Tuesday, 8 November 2011

Filthy Martini

It has long been the case that Mrs Lowe prefers the Dirty Martini to it's sweeter, more citrus counter-part. I confess it's a cocktail I find extremely unpalatable, the olive brine being a cloying, heavy, dominating flavour which simply destroys the delicate subtleties of any half-way decent Gin (in my humble opinion).

However, in the interest of research, I set about trying to create a Dirty Martini which even I, having made no attempt over the years to hide my contempt for such a concoction, could enjoy.

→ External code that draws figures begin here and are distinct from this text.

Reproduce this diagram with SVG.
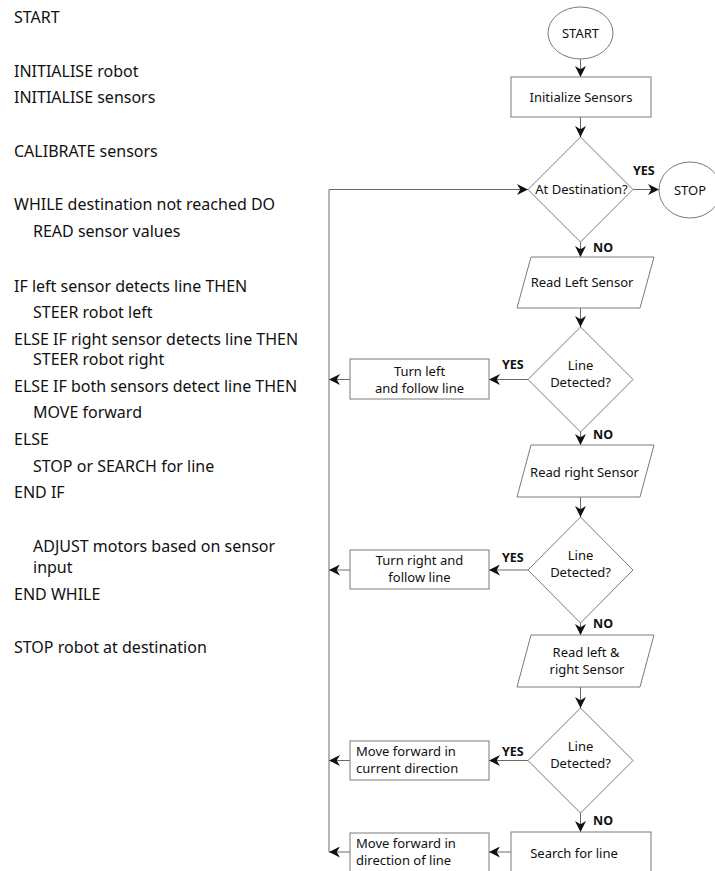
<svg xmlns="http://www.w3.org/2000/svg" width="715" height="871" viewBox="0 0 715 871">
<style>
.pc{font-family:"Noto Sans","Open Sans",sans-serif;font-size:16px;fill:#111}
.t{font-family:"Noto Sans","Open Sans",sans-serif;font-size:13px;fill:#111}
.c{text-anchor:middle}
.b{font-family:"Noto Sans","Open Sans",sans-serif;font-size:12.5px;font-weight:bold;fill:#111}
.s{fill:#fff;stroke:#7a7a7a;stroke-width:1}
.ln{fill:none;stroke:#6a6a6a;stroke-width:1;marker-end:url(#ah)}
</style>
<defs>
<marker id="ah" viewBox="0 0 10 10" refX="10" refY="5" markerWidth="11" markerHeight="11" orient="auto" markerUnits="userSpaceOnUse">
<path d="M0,0 L10,5 L0,10 L3,5 z" fill="#111"/>
</marker>
</defs>
<rect width="715" height="871" fill="#fff"/>
<g id="pseudocode">
<text class="pc" x="14" y="23">START</text>
<text class="pc" x="14" y="77">INITIALISE robot</text>
<text class="pc" x="14" y="103">INITIALISE sensors</text>
<text class="pc" x="14" y="157">CALIBRATE sensors</text>
<text class="pc" x="14" y="210">WHILE destination not reached DO</text>
<text class="pc" x="33" y="237">READ sensor values</text>
<text class="pc" x="14" y="292">IF left sensor detects line THEN</text>
<text class="pc" x="33" y="318">STEER robot left</text>
<text class="pc" x="14" y="345">ELSE IF right sensor detects line THEN</text>
<text class="pc" x="33" y="365">STEER robot right</text>
<text class="pc" x="14" y="392">ELSE IF both sensors detect line THEN</text>
<text class="pc" x="33" y="418">MOVE forward</text>
<text class="pc" x="14" y="445">ELSE</text>
<text class="pc" x="33" y="472">STOP or SEARCH for line</text>
<text class="pc" x="14" y="498">END IF</text>
<text class="pc" x="33" y="552">ADJUST motors based on sensor</text>
<text class="pc" x="33" y="573">input</text>
<text class="pc" x="14" y="600">END WHILE</text>
<text class="pc" x="14" y="653">STOP robot at destination</text>
</g>
<g id="connectors">
<line class="ln" x1="580.5" y1="59" x2="580.5" y2="77"/>
<line class="ln" x1="580.5" y1="117" x2="580.5" y2="137"/>
<line class="ln" x1="633" y1="189.5" x2="659" y2="189.5"/>
<line class="ln" x1="580.5" y1="242" x2="580.5" y2="257"/>
<line class="ln" x1="580.5" y1="308" x2="580.5" y2="327"/>
<line class="ln" x1="528" y1="379.5" x2="489" y2="379.5"/>
<line class="ln" x1="350" y1="379.5" x2="329" y2="379.5"/>
<line class="ln" x1="580.5" y1="432" x2="580.5" y2="445"/>
<line class="ln" x1="580.5" y1="497" x2="580.5" y2="517"/>
<line class="ln" x1="528" y1="570" x2="489" y2="570"/>
<line class="ln" x1="350" y1="570" x2="329" y2="570"/>
<line class="ln" x1="580.5" y1="623" x2="580.5" y2="635"/>
<line class="ln" x1="580.5" y1="687" x2="580.5" y2="708"/>
<line class="ln" x1="528" y1="760.5" x2="489" y2="760.5"/>
<line class="ln" x1="350" y1="760.5" x2="329" y2="760.5"/>
<line class="ln" x1="580.5" y1="813" x2="580.5" y2="832"/>
<line class="ln" x1="511" y1="852" x2="489" y2="852"/>
<line class="ln" x1="350" y1="852" x2="329" y2="852"/>
<polyline class="ln" points="329,852 329,189.5 528,189.5"/>
<text class="b" x="633" y="175">YES</text>
<text class="b" x="593" y="252">NO</text>
<text class="b" x="502" y="369">YES</text>
<text class="b" x="593" y="439">NO</text>
<text class="b" x="502" y="562">YES</text>
<text class="b" x="593" y="628">NO</text>
<text class="b" x="502" y="756">YES</text>
<text class="b" x="593" y="825">NO</text>
</g>
<g id="start">
<ellipse class="s" cx="580.5" cy="33" rx="32.5" ry="26"/>
<text class="t c" x="580.5" y="38">START</text>
</g>
<g id="init">
<rect class="s" x="511" y="77" width="140" height="40"/>
<text class="t c" x="581" y="102">Initialize Sensors</text>
</g>
<g id="atDest">
<polygon class="s" points="580.5,137 633,189.5 580.5,242 528,189.5"/>
<text class="t c" x="581.5" y="194">At Destination?</text>
</g>
<g id="stop">
<ellipse class="s" cx="690" cy="190" rx="31" ry="28"/>
<text class="t c" x="690" y="195">STOP</text>
</g>
<g id="readLeft">
<polygon class="s" points="531,257 654,257 640,308 517,308"/>
<text class="t c" x="582" y="287">Read Left Sensor</text>
</g>
<g id="detect1">
<polygon class="s" points="580.5,327 633,379.5 580.5,432 528,379.5"/>
<text class="t c" x="580.5" y="370">Line</text>
<text class="t c" x="580.5" y="387">Detected?</text>
</g>
<g id="turnLeft">
<rect class="s" x="350" y="359" width="139" height="40"/>
<text class="t c" x="419.5" y="375.5">Turn left</text>
<text class="t c" x="419.5" y="392.5">and follow line</text>
</g>
<g id="readRight">
<polygon class="s" points="531,445 654,445 640,497 517,497"/>
<text class="t c" x="584.5" y="477">Read right Sensor</text>
</g>
<g id="detect2">
<polygon class="s" points="580.5,517 633,570 580.5,623 528,570"/>
<text class="t c" x="580.5" y="560">Line</text>
<text class="t c" x="580.5" y="577">Detected?</text>
</g>
<g id="turnRight">
<rect class="s" x="350" y="550" width="139" height="39"/>
<text class="t c" x="419.5" y="565">Turn right and</text>
<text class="t c" x="419.5" y="582">follow line</text>
</g>
<g id="readBoth">
<polygon class="s" points="531,635 654,635 640,687 517,687"/>
<text class="t c" x="586" y="656.5">Read left &amp;</text>
<text class="t c" x="587" y="673.5">right Sensor</text>
</g>
<g id="detect3">
<polygon class="s" points="580.5,708 633,760.5 580.5,813 528,760.5"/>
<text class="t c" x="580.5" y="750.5">Line</text>
<text class="t c" x="580.5" y="767.5">Detected?</text>
</g>
<g id="moveCurrent">
<rect class="s" x="350" y="741" width="139" height="39"/>
<text class="t" x="356" y="756">Move forward in</text>
<text class="t" x="356" y="773">current direction</text>
</g>
<g id="search">
<rect class="s" x="511" y="832" width="140" height="44"/>
<text class="t c" x="574" y="858">Search for line</text>
</g>
<g id="moveLine">
<rect class="s" x="350" y="833" width="139" height="44"/>
<text class="t" x="356" y="848">Move forward in</text>
<text class="t" x="356" y="865">direction of line</text>
</g>
</svg>
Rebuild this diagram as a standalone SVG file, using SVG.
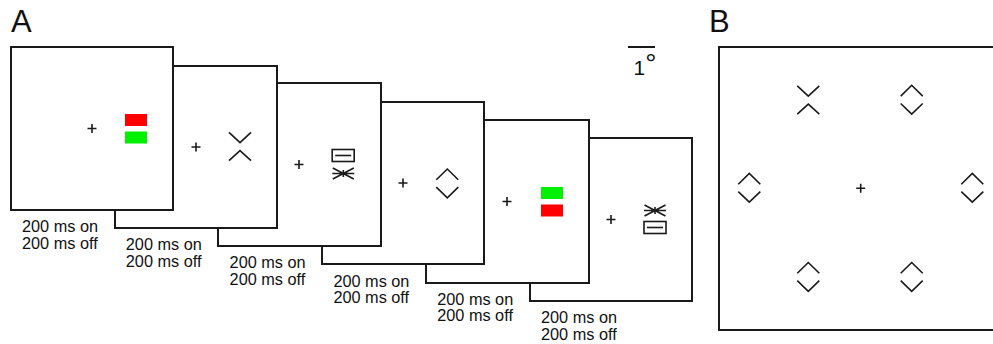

The key, I decided, would be to find a way of delicately combining the olive brine without simply destroying the delicate botanicals in the base gin. Also, logically, I had to ensure that the base gin did indeed have those delicate botanicals to begin with.
The choice of base spirit was relatively simple. I'm trying to put a modern twist on a classic recipe here, so Sipsmith Gin with it's contemporary take on the London Dry Gin style was an obvious candidate.

Starting the tried and tested way was simplicity itself. A quick vermouth wash of the fresh ice, and a large slug of the best thing to come out of Hammersmith for 25 years (since my wife was born there), Sipsmith Gin.

A dozen or so laps around the ice chills the gin sufficiently, and brings us a quick double strain away from service. At least it would do, if we were aiming for a traditional dry martini.

You've probably spotted the lack of olive brine in my recipe so far. Well done you. Have a biscuit and a pat on the back.

The olive brine has been taken out of this recipe, combined with lecithin and whisked into a very light, foamy froth (or 'air'), which is then used to sit afloat the martini, rather like the traditional cloud of smog hanging over the Thames.

The result - a whisp of olive brine with each sip. Rather than sitting heavily at the bottom of glass of otherwise delicious gin, the olive air very delicately flavours each visit to the glass, without ever coating the palatte, leaving the gin botanicals free to express themselves.

Sipsmith's fresh, fruity profile inspired the addition of the final garnish - a raspberry liqueur caviar. As well as finishing the cocktail on a surprisingly fruity note, it also brings a rather pleasing aesthetic into the mix.
I'm very pleased, and equally surprised, to say that I actually found this cocktail rather drinkable. But my tastes haven't changed all that much - I can wait to try out a lemon air. I'll report back once it's done.